LR-301b · Module 3

Reviewer Calibration

3 min read

A scoring model is only as consistent as the people who use it. Two reviewers assessing the same provision should produce scores within half a point of each other. If they do not, the model is not miscalibrated — the reviewers are. Calibration exercises align reviewers on how to interpret the scoring dimensions and how to apply the scale consistently. Without calibration, the model produces numbers that look precise but are actually noisy.
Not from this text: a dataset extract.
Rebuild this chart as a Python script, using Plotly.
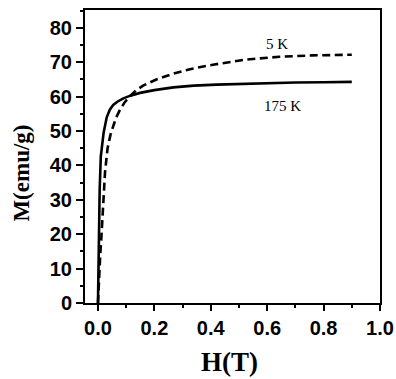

Quarterly Calibration Sessions Present a set of five to ten reference provisions to all reviewers. Each reviewer scores independently. Compare scores. Discuss divergences. The discussion is the calibration — it surfaces different interpretations of the dimensions and aligns the team on a common application. [RECOMMEND]: Rotate the reference provisions each quarter to prevent memorization.
Inter-Reviewer Agreement Tracking Track the variance between reviewers over time. Decreasing variance indicates improving calibration. Increasing variance indicates drift that needs a calibration session. The metric is simple: average absolute difference between reviewers on the same provision. Target: below 0.5 points on a 5-point scale.
New Reviewer Onboarding New reviewers score a standardized set of twenty provisions and compare their scores against the calibrated baseline. Divergences are discussed individually. The new reviewer is calibrated before their scores enter the production scoring system. Uncalibrated reviewers produce uncalibrated scores. [CLEARED]: Calibration onboarding takes two hours and prevents months of inconsistent scoring.